*Problem description*
Find the lines that contain the word "this" and copy each one.

[Records excerpted from a collection]
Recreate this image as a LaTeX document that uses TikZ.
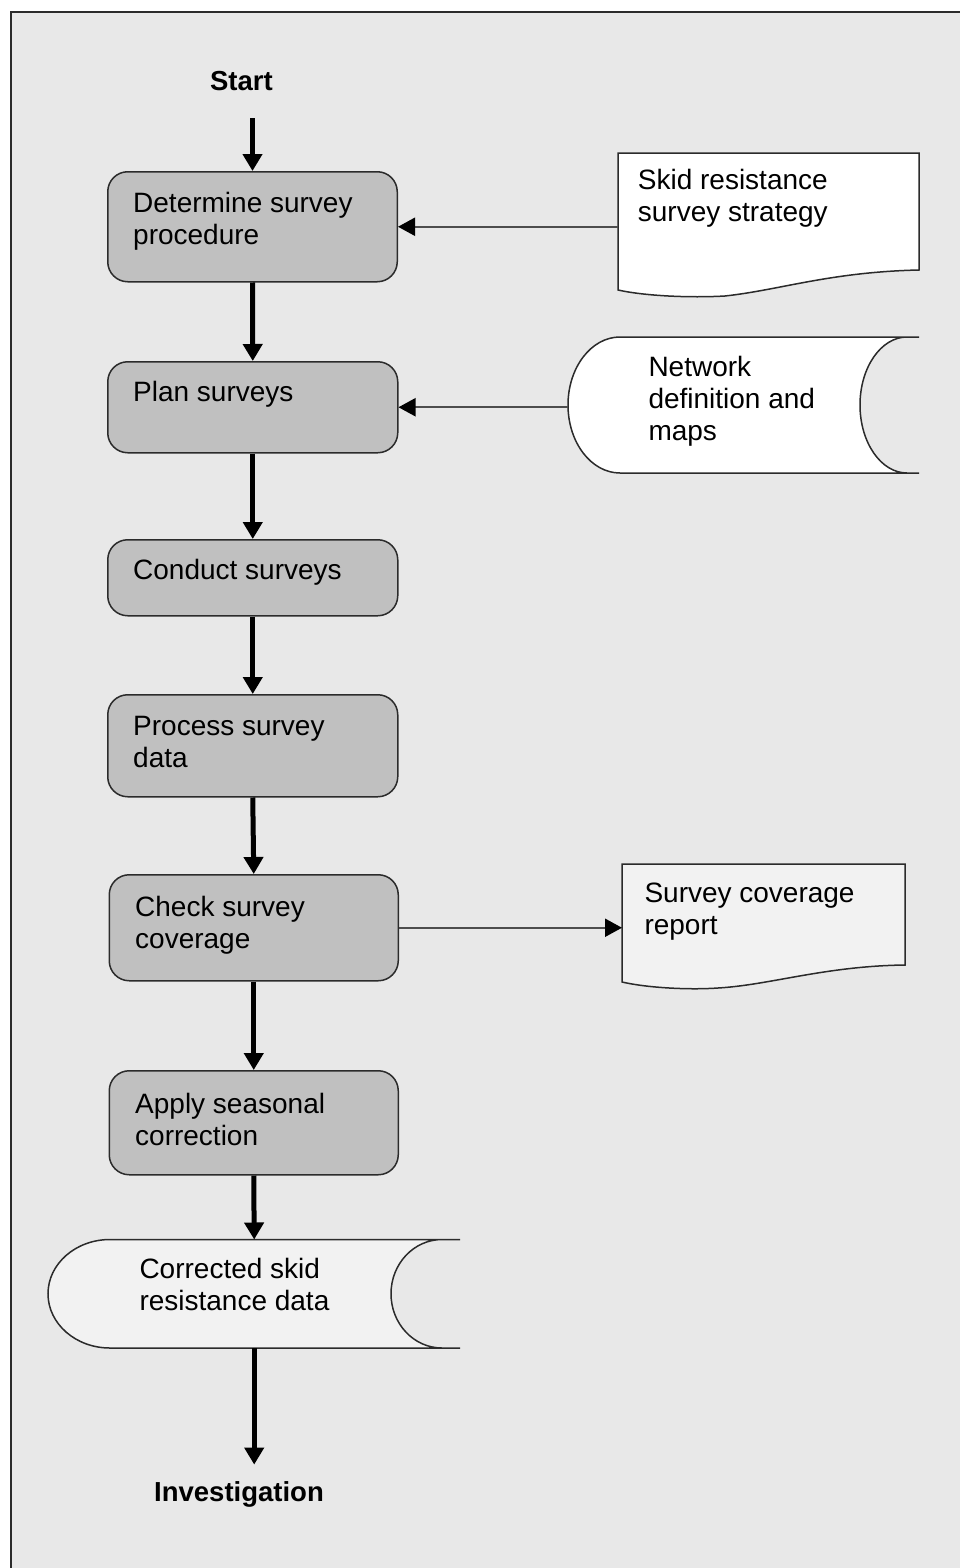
\documentclass[tikz,border=0pt]{standalone}
\usepackage{fontspec}
\setmainfont{Liberation Sans}
\usetikzlibrary{arrows.meta}
\definecolor{bgtex}{HTML}{E8E8E8}
\definecolor{boxfill}{HTML}{C0C0C0}
\definecolor{palefill}{HTML}{F2F2F2}
\definecolor{edgec}{HTML}{2B2B2B}
\definecolor{connc}{HTML}{4D4D4D}
\begin{document}
\begin{tikzpicture}[x=1pt,y=-1pt,
  procbox/.style={draw=edgec, line width=1.5pt, fill=boxfill, rounded corners=20pt, inner sep=0pt, anchor=north west},
  txt/.style={anchor=north west, inner sep=0pt, align=left, font=\fontsize{28}{32}\selectfont},
  termtxt/.style={inner sep=0pt, anchor=base, font=\fontsize{27.5}{30}\selectfont\bfseries},
  anchorbox/.style={draw=none, inner sep=0pt, anchor=north west},
  outline/.style={draw=edgec, line width=1.5pt},
  mainarrow/.style={line width=5pt, -{Triangle[length=17pt,width=19pt]}},
  sidearrow/.style={draw=connc, line width=2pt, -{Triangle[length=17pt,width=18pt,color=black]}}
]
\useasboundingbox (0,0) rectangle (959,1568);
\fill[white] (0,0) rectangle (959,1568);
\filldraw[fill=bgtex, draw=edgec, line width=2pt] (11,12) rectangle (975,1590);

% side shapes
\filldraw[outline, fill=white] (618,153) -- (919,153) -- (919,270)
  .. controls (830,272) and (780,290) .. (725,296)
  .. controls (690,298) and (645,296) .. (618,290) -- cycle;
\node[anchorbox, minimum width=301pt, minimum height=137pt] (skid) at (618,153) {};

\filldraw[outline, fill=white] (620,337)
  arc[start angle=90, end angle=270, x radius=52pt, y radius=68pt]
  -- (919,473) -- (907,473)
  arc[start angle=270, end angle=90, x radius=47pt, y radius=68pt]
  -- (919,337) -- cycle;
\node[anchorbox, minimum width=351pt, minimum height=136pt] (net) at (568,337) {};

\filldraw[outline, fill=palefill] (622,864) -- (905,864) -- (905,965)
  .. controls (825,966) and (770,985) .. (718,988)
  .. controls (690,990) and (648,988) .. (622,982) -- cycle;
\node[anchorbox, minimum width=283pt, minimum height=118pt] (cov) at (622,864) {};

\filldraw[outline, fill=palefill] (110,1239.5)
  arc[start angle=90, end angle=270, x radius=62pt, y radius=54.25pt]
  -- (460,1348) -- (442,1348)
  arc[start angle=270, end angle=90, x radius=51pt, y radius=54.25pt]
  -- (460,1239.5) -- cycle;
\node[anchorbox, minimum width=412pt, minimum height=108.5pt] (corr) at (48,1239.5) {};

% process boxes
\node[procbox, minimum width=289.5pt, minimum height=110pt] (b1) at (107,171) {};
\node[procbox, minimum width=290pt, minimum height=91pt] (b2) at (107,361) {};
\node[procbox, minimum width=290pt, minimum height=76pt] (b3) at (107,539) {};
\node[procbox, minimum width=290pt, minimum height=102pt] (b4) at (107,694) {};
\node[procbox, minimum width=289pt, minimum height=106pt] (b5) at (108.5,874) {};
\node[procbox, minimum width=289pt, minimum height=104pt] (b6) at (108.5,1070) {};

% texts
\node[txt] (t1) at (133,192.5) {Determine survey\\procedure};
\node[txt] (t2) at (133,380.7) {Plan surveys};
\node[txt] (t3) at (133,559.3) {Conduct surveys};
\node[txt] (t4) at (133,716) {Process survey\\data};
\node[txt] (t5) at (135,896) {Check survey\\coverage};
\node[txt] (t6) at (135,1093.3) {Apply seasonal\\correction};
\node[txt] (corrt) at (139.3,1258.3) {Corrected skid\\resistance data};
\node[txt] (skidt) at (637.7,169.3) {Skid resistance\\survey strategy};
\node[txt] (nett) at (648.3,356) {Network\\definition and\\maps};
\node[txt] (covt) at (644.3,882.3) {Survey coverage\\report};

\node[termtxt] (start) at (241.4,91) {Start};
\node[termtxt] (inv) at (239,1501.7) {Investigation};

% main flow
\draw[mainarrow, shorten <=27pt] (start.south -| b1.north) -- (b1.north);
\draw[mainarrow] (b1.south) -- (b2.north);
\draw[mainarrow] (b2.south) -- (b3.north);
\draw[mainarrow] (b3.south) -- (b4.north);
\draw[mainarrow] (b4.south) -- (b5.north);
\draw[mainarrow] (b5.south) -- (b6.north);
\draw[mainarrow] (b6.south) -- (corr.north);
\draw[mainarrow, shorten >=17pt] (corr.south) -- (inv.north -| corr.south);

% side connectors
\draw[sidearrow] (skid.west |- b1.east) -- (b1.east);
\draw[sidearrow] (net.west |- b2.east) -- (b2.east);
\draw[sidearrow] (b5.east) -- (cov.west |- b5.east);
\end{tikzpicture}
\end{document}
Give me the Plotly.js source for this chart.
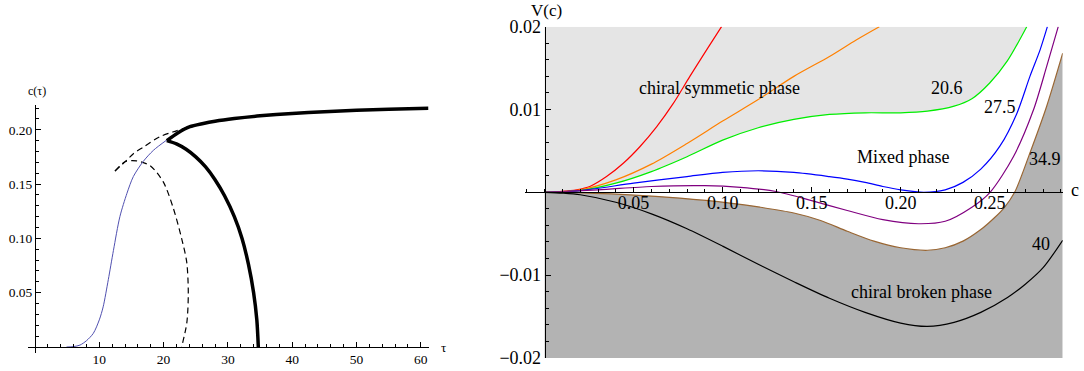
<!DOCTYPE html>
<html>
<head>
<meta charset="utf-8">
<script src="https://cdn.plot.ly/plotly-3.0.1.min.js"></script>
<style>html,body{margin:0;padding:0;background:#fff;}#chart{width:1084px;height:371px;}</style>
</head>
<body>
<div id="chart"></div>
<script>
// ---------- Left panel: c(tau) ----------
const blueTau = [4.9, 6.0, 7.0, 8.0, 9.07, 10.0, 10.6, 11.4, 12.2, 13.2, 14.3, 15.3, 16.8, 18.4, 20.5];
const blueC   = [0, 0.0004, 0.0018, 0.0058, 0.0126, 0.025, 0.037, 0.062, 0.089, 0.12, 0.1415, 0.157, 0.1706, 0.181, 0.1906];

const thickUpperTau = [61.2, 55, 50, 45, 40, 35, 31, 28, 26, 24.1, 22.2, 20.5];
const thickUpperC   = [0.2198, 0.2190, 0.2180, 0.2167, 0.2150, 0.2128, 0.2103, 0.2078, 0.2055, 0.2028, 0.1970, 0.1900];
const thickLowerTau = [20.5, 22.0, 23.5, 25.0, 26.5, 28.0, 29.5, 31.0, 32.2, 33.2, 34.0, 34.5, 34.73];
const thickLowerC   = [0.1900, 0.1870, 0.1820, 0.1750, 0.1660, 0.1540, 0.1390, 0.1200, 0.1000, 0.0760, 0.0500, 0.0250, 0];

const dashATau = [12.44, 14.26, 15.3, 16.84, 19.44, 22.0, 24.1];
const dashAC   = [0.162, 0.172, 0.178, 0.184, 0.1937, 0.199, 0.203];
const dashBTau = [12.44, 14.0, 15.8, 17.9, 19.95, 21.5, 22.8, 23.6, 23.84, 23.6, 22.8];
const dashBC   = [0.162, 0.1706, 0.1713, 0.167, 0.152, 0.128, 0.100, 0.078, 0.049, 0.0218, 0];

const leftXTicks = [10, 20, 30, 40, 50, 60];
const leftYTicks = [0.05, 0.10, 0.15, 0.20];

// ---------- Right panel: V(c) ----------
const redC = [0, 0.01, 0.018, 0.0254, 0.0348, 0.0442, 0.0535, 0.0629, 0.0722, 0.0816, 0.091, 0.0994];
const redV = [0, 0.0001, 0.0003, 0.0007, 0.0019, 0.0035, 0.0055, 0.0079, 0.0107, 0.014, 0.0172, 0.020];

const orangeC = [0, 0.02, 0.04, 0.06, 0.08, 0.10, 0.12, 0.14, 0.16, 0.175, 0.188];
const orangeV = [0, 0.0003, 0.0015, 0.0034, 0.0059, 0.0086, 0.0112, 0.0140, 0.0164, 0.0184, 0.0200];

const greenC = [0, 0.02, 0.04, 0.06, 0.08, 0.10, 0.12, 0.14, 0.16, 0.18, 0.20, 0.215, 0.23, 0.24, 0.25, 0.26, 0.2708];
const greenV = [0, 0.0002, 0.0011, 0.0025, 0.0043, 0.0063, 0.0078, 0.0088, 0.0094, 0.0096, 0.0096, 0.0098, 0.0104, 0.0113, 0.0132, 0.0159, 0.0200];

const blueVC = [0, 0.02, 0.05, 0.08, 0.10, 0.12, 0.14, 0.16, 0.17, 0.18, 0.19, 0.20, 0.213, 0.225, 0.235, 0.245, 0.2558, 0.2652, 0.2726, 0.2783, 0.2824];
const blueVV = [0, 0.0002, 0.0011, 0.0019, 0.0024, 0.0026, 0.0024, 0.0019, 0.0016, 0.0012, 0.0007, 0.0003, 0.0, 0.0003, 0.0012, 0.0028, 0.0056, 0.0095, 0.0140, 0.0172, 0.0200];

const purpleC = [0, 0.03, 0.06, 0.09, 0.11, 0.13, 0.15, 0.17, 0.19, 0.21, 0.225, 0.24, 0.2502, 0.2633, 0.2745, 0.282, 0.2885];
const purpleV = [0, 0.0003, 0.0007, 0.0008, 0.0006, 0.0001, -0.0010, -0.0022, -0.0033, -0.0038, -0.0035, -0.0018, 0.0, 0.0043, 0.0099, 0.0152, 0.0200];

const brownC = [0, 0.0105, 0.0479, 0.076, 0.1041, 0.121, 0.14, 0.155, 0.17, 0.185, 0.20, 0.215, 0.225, 0.235, 0.245, 0.2525, 0.258, 0.264, 0.2725, 0.282, 0.291];
const brownV = [0, 0, -0.0003, -0.0007, -0.0013, -0.0018, -0.0025, -0.0034, -0.0047, -0.0059, -0.0067, -0.0070, -0.0067, -0.0059, -0.0045, -0.0031, -0.0019, 0.0, 0.0047, 0.0104, 0.0168];

const blackC = [0, 0.01, 0.02, 0.04, 0.06, 0.08, 0.10, 0.12, 0.14, 0.16, 0.18, 0.20, 0.215, 0.23, 0.245, 0.26, 0.27, 0.28, 0.291];
const blackV = [0, -0.0001, -0.0003, -0.0012, -0.0026, -0.0044, -0.0065, -0.0087, -0.0108, -0.0128, -0.0145, -0.0158, -0.0162, -0.0157, -0.0145, -0.0127, -0.0111, -0.0091, -0.0058];

const rightXTicks = [0.05, 0.10, 0.15, 0.20, 0.25];
const rightYTicks = [-0.02, -0.01, 0.01, 0.02];

const labels = [
  {text: 'chiral symmetic phase', c: 0.0985, v: 0.0126},
  {text: '20.6', c: 0.2258, v: 0.0126},
  {text: '27.5', c: 0.2558, v: 0.0103},
  {text: 'Mixed phase', c: 0.2015, v: 0.0043},
  {text: '34.9', c: 0.2811, v: 0.0040},
  {text: '40', c: 0.2788, v: -0.0062},
  {text: 'chiral broken phase', c: 0.2118, v: -0.0120}
];

// ---------- geometry helpers (pixels -> paper) ----------
const W = 1084, H = 371;
const px = x => x / W;
const py = y => 1 - y / H;
const SERIF = 'Liberation Serif, Times New Roman, serif';

const yTop = 0.02, yBot = -0.02;
const SM = 0.8;

const traces = [];
// light gray region above the 20.6 curve
traces.push({x: greenC, y: greenC.map(() => yTop), xaxis: 'x2', yaxis: 'y2', mode: 'lines',
  line: {width: 0, shape: 'spline', smoothing: SM}, hoverinfo: 'skip'});
traces.push({x: greenC, y: greenV, xaxis: 'x2', yaxis: 'y2', mode: 'lines', fill: 'tonexty',
  fillcolor: '#e5e5e5', line: {width: 0, shape: 'spline', smoothing: SM}, hoverinfo: 'skip'});
// dark gray region below the 34.9 curve
traces.push({x: brownC, y: brownC.map(() => yBot), xaxis: 'x2', yaxis: 'y2', mode: 'lines',
  line: {width: 0, shape: 'spline', smoothing: SM}, hoverinfo: 'skip'});
traces.push({x: brownC, y: brownV, xaxis: 'x2', yaxis: 'y2', mode: 'lines', fill: 'tonexty',
  fillcolor: '#b3b3b3', line: {width: 0, shape: 'spline', smoothing: SM}, hoverinfo: 'skip'});

const rightSeries = [
  [redC, redV, '#ff0000'],
  [orangeC, orangeV, '#ff8000'],
  [greenC, greenV, '#00ee00'],
  [blueVC, blueVV, '#0000ff'],
  [purpleC, purpleV, '#800080'],
  [brownC, brownV, '#996633'],
  [blackC, blackV, '#000000']
];
rightSeries.forEach(s => traces.push({
  x: s[0], y: s[1], xaxis: 'x2', yaxis: 'y2', mode: 'lines',
  line: {color: s[2], width: 1.2, shape: 'spline', smoothing: SM}
}));

// left panel
traces.push({x: dashATau, y: dashAC, mode: 'lines', line: {color: '#000', width: 1.2, dash: '6px,4px', shape: 'spline', smoothing: SM}});
traces.push({x: dashBTau, y: dashBC, mode: 'lines', line: {color: '#000', width: 1.2, dash: '6px,4px', shape: 'spline', smoothing: SM}});
traces.push({x: blueTau, y: blueC, mode: 'lines', line: {color: '#5050b0', width: 1, shape: 'spline', smoothing: SM}});
traces.push({x: thickUpperTau, y: thickUpperC, mode: 'lines', line: {color: '#000', width: 3.5, shape: 'spline', smoothing: 0.6}});
traces.push({x: thickLowerTau, y: thickLowerC, mode: 'lines', line: {color: '#000', width: 3.5, shape: 'spline', smoothing: SM}});

const axBase = {
  showgrid: false, zeroline: false, showline: true, linecolor: '#000', linewidth: 1,
  ticks: 'inside', tickcolor: '#000', tickwidth: 1, tickmode: 'array',
  layer: 'above traces', fixedrange: true
};

const annotations = labels.map(l => ({
  text: l.text, x: l.c, y: l.v, xref: 'x2', yref: 'y2', showarrow: false,
  xanchor: 'center', yanchor: 'middle',
  font: {family: SERIF, size: 18, color: '#000'}
}));
const paperLabel = (text, x, y, size) => ({text: text, x: px(x), y: py(y), xref: 'paper', yref: 'paper',
  showarrow: false, xanchor: 'center', yanchor: 'middle', font: {family: SERIF, size: size, color: '#000'}});
annotations.push(paperLabel('c(τ)', 37, 91, 12));
annotations.push(paperLabel('τ', 443, 347, 13));
annotations.push(paperLabel('V(c)', 546, 10, 17));
annotations.push(paperLabel('c', 1075, 190, 18));

const layout = {
  width: W, height: H, margin: {l: 0, r: 0, t: 0, b: 0},
  paper_bgcolor: '#fff', plot_bgcolor: 'rgba(0,0,0,0)', showlegend: false,
  xaxis: Object.assign({}, axBase, {
    domain: [px(28), px(428.5)], range: [-1.09, 61.2], anchor: 'free', position: py(347),
    tickvals: leftXTicks, ticklen: 5, tickfont: {family: SERIF, size: 13.5, color: '#000'},
    minor: {tickmode: 'linear', tick0: 0, dtick: 2, ticks: 'inside', ticklen: 3, tickcolor: '#000', showgrid: false}
  }),
  yaxis: Object.assign({}, axBase, {
    domain: [py(353), py(105)], range: [-0.0055, 0.2228], anchor: 'free', position: px(35),
    tickvals: leftYTicks, tickformat: '.2f', ticklen: 5, tickfont: {family: SERIF, size: 13.5, color: '#000'},
    minor: {tickmode: 'linear', tick0: 0, dtick: 0.01, ticks: 'inside', ticklen: 3, tickcolor: '#000', showgrid: false}
  }),
  xaxis2: Object.assign({}, axBase, {
    domain: [px(525), px(1062.7)], range: [-0.011, 0.291], anchor: 'free', position: py(192.3),
    tickvals: rightXTicks, tickformat: '.2f', ticklen: 5, ticklabelstandoff: -6,
    tickfont: {family: SERIF, size: 18, color: '#000'},
    minor: {tickmode: 'linear', tick0: 0, dtick: 0.01, ticks: 'inside', ticklen: 3, tickcolor: '#000', showgrid: false}
  }),
  yaxis2: Object.assign({}, axBase, {
    domain: [py(357.9), py(26.7)], range: [-0.02, 0.02], anchor: 'free', position: px(544.7),
    tickvals: rightYTicks, tickformat: '.2f', ticklen: 5, tickfont: {family: SERIF, size: 18, color: '#000'},
    minor: {tickmode: 'linear', tick0: 0, dtick: 0.002, ticks: 'inside', ticklen: 3, tickcolor: '#000', showgrid: false}
  }),
  annotations: annotations
};

Plotly.newPlot('chart', traces, layout, {staticPlot: true, displayModeBar: false});
</script>
</body>
</html>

*Solution*
Recreate this image as a LaTeX document that uses TikZ.
Give me the Plotly.js source for this chart.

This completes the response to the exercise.